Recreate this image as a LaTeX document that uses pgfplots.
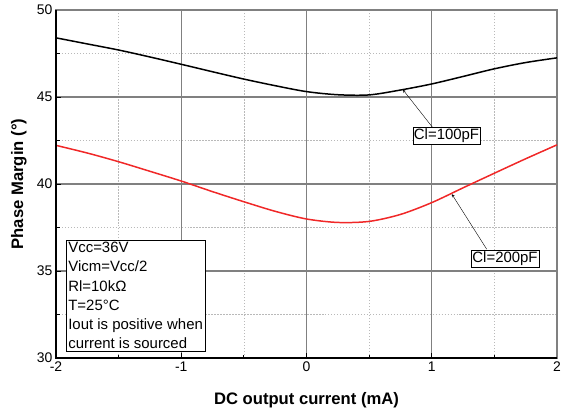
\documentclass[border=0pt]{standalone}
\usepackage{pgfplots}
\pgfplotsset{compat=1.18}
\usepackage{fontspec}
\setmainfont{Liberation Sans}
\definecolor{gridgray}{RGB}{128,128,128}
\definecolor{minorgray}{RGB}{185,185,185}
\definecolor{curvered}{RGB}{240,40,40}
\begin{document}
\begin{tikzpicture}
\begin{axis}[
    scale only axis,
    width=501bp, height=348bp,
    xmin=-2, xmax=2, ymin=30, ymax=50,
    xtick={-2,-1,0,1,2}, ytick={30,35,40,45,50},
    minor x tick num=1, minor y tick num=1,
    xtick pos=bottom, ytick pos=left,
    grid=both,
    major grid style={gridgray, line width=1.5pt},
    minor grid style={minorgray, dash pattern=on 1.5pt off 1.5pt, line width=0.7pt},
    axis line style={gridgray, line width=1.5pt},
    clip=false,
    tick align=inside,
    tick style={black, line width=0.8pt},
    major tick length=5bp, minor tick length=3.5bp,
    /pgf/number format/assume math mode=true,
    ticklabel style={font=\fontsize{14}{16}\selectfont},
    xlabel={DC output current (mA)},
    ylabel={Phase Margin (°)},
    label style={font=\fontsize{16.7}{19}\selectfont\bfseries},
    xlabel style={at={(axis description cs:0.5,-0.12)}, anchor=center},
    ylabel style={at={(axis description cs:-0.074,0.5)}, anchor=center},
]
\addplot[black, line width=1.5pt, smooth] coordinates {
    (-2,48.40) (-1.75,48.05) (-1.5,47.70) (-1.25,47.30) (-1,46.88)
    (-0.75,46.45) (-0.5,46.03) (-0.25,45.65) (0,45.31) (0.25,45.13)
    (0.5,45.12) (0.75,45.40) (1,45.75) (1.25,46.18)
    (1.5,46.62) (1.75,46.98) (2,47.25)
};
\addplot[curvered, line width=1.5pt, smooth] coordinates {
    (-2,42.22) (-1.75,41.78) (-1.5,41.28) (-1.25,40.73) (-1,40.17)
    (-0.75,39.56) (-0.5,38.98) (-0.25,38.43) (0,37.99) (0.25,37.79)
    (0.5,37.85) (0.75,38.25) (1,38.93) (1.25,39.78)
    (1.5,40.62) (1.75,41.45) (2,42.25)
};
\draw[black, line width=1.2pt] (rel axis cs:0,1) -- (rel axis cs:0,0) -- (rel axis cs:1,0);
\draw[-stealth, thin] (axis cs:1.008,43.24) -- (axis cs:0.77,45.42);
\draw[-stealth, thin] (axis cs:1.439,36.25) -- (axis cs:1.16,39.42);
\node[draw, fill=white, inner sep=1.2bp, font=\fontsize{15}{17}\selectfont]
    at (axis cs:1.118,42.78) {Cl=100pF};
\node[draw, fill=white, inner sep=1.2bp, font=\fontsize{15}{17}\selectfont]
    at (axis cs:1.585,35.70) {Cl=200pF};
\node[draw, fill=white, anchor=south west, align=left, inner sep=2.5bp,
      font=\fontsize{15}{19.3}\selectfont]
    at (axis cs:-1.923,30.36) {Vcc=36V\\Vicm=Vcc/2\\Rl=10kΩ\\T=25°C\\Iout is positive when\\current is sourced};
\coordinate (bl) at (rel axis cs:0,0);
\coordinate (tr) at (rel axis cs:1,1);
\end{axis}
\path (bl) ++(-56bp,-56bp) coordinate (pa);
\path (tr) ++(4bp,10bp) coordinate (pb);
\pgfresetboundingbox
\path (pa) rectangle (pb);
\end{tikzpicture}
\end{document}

━━━━━━━━━━━━━━━━

:: What you will do ::
Omit the pictures and reproduce the listing exactly.

:: Expected output ::
Recreate this image as a LaTeX document that uses pgfplots.
\documentclass[border=0pt]{standalone}
\usepackage{pgfplots}
\pgfplotsset{compat=1.18}
\usepackage{fontspec}
\setmainfont{Liberation Sans}
\definecolor{gridgray}{RGB}{128,128,128}
\definecolor{minorgray}{RGB}{185,185,185}
\definecolor{curvered}{RGB}{240,40,40}
\begin{document}
\begin{tikzpicture}
\begin{axis}[
    scale only axis,
    width=501bp, height=348bp,
    xmin=-2, xmax=2, ymin=30, ymax=50,
    xtick={-2,-1,0,1,2}, ytick={30,35,40,45,50},
    minor x tick num=1, minor y tick num=1,
    xtick pos=bottom, ytick pos=left,
    grid=both,
    major grid style={gridgray, line width=1.5pt},
    minor grid style={minorgray, dash pattern=on 1.5pt off 1.5pt, line width=0.7pt},
    axis line style={gridgray, line width=1.5pt},
    clip=false,
    tick align=inside,
    tick style={black, line width=0.8pt},
    major tick length=5bp, minor tick length=3.5bp,
    /pgf/number format/assume math mode=true,
    ticklabel style={font=\fontsize{14}{16}\selectfont},
    xlabel={DC output current (mA)},
    ylabel={Phase Margin (°)},
    label style={font=\fontsize{16.7}{19}\selectfont\bfseries},
    xlabel style={at={(axis description cs:0.5,-0.12)}, anchor=center},
    ylabel style={at={(axis description cs:-0.074,0.5)}, anchor=center},
]
\addplot[black, line width=1.5pt, smooth] coordinates {
    (-2,48.40) (-1.75,48.05) (-1.5,47.70) (-1.25,47.30) (-1,46.88)
    (-0.75,46.45) (-0.5,46.03) (-0.25,45.65) (0,45.31) (0.25,45.13)
    (0.5,45.12) (0.75,45.40) (1,45.75) (1.25,46.18)
    (1.5,46.62) (1.75,46.98) (2,47.25)
};
\addplot[curvered, line width=1.5pt, smooth] coordinates {
    (-2,42.22) (-1.75,41.78) (-1.5,41.28) (-1.25,40.73) (-1,40.17)
    (-0.75,39.56) (-0.5,38.98) (-0.25,38.43) (0,37.99) (0.25,37.79)
    (0.5,37.85) (0.75,38.25) (1,38.93) (1.25,39.78)
    (1.5,40.62) (1.75,41.45) (2,42.25)
};
\draw[black, line width=1.2pt] (rel axis cs:0,1) -- (rel axis cs:0,0) -- (rel axis cs:1,0);
\draw[-stealth, thin] (axis cs:1.008,43.24) -- (axis cs:0.77,45.42);
\draw[-stealth, thin] (axis cs:1.439,36.25) -- (axis cs:1.16,39.42);
\node[draw, fill=white, inner sep=1.2bp, font=\fontsize{15}{17}\selectfont]
    at (axis cs:1.118,42.78) {Cl=100pF};
\node[draw, fill=white, inner sep=1.2bp, font=\fontsize{15}{17}\selectfont]
    at (axis cs:1.585,35.70) {Cl=200pF};
\node[draw, fill=white, anchor=south west, align=left, inner sep=2.5bp,
      font=\fontsize{15}{19.3}\selectfont]
    at (axis cs:-1.923,30.36) {Vcc=36V\\Vicm=Vcc/2\\Rl=10kΩ\\T=25°C\\Iout is positive when\\current is sourced};
\coordinate (bl) at (rel axis cs:0,0);
\coordinate (tr) at (rel axis cs:1,1);
\end{axis}
\path (bl) ++(-56bp,-56bp) coordinate (pa);
\path (tr) ++(4bp,10bp) coordinate (pb);
\pgfresetboundingbox
\path (pa) rectangle (pb);
\end{tikzpicture}
\end{document}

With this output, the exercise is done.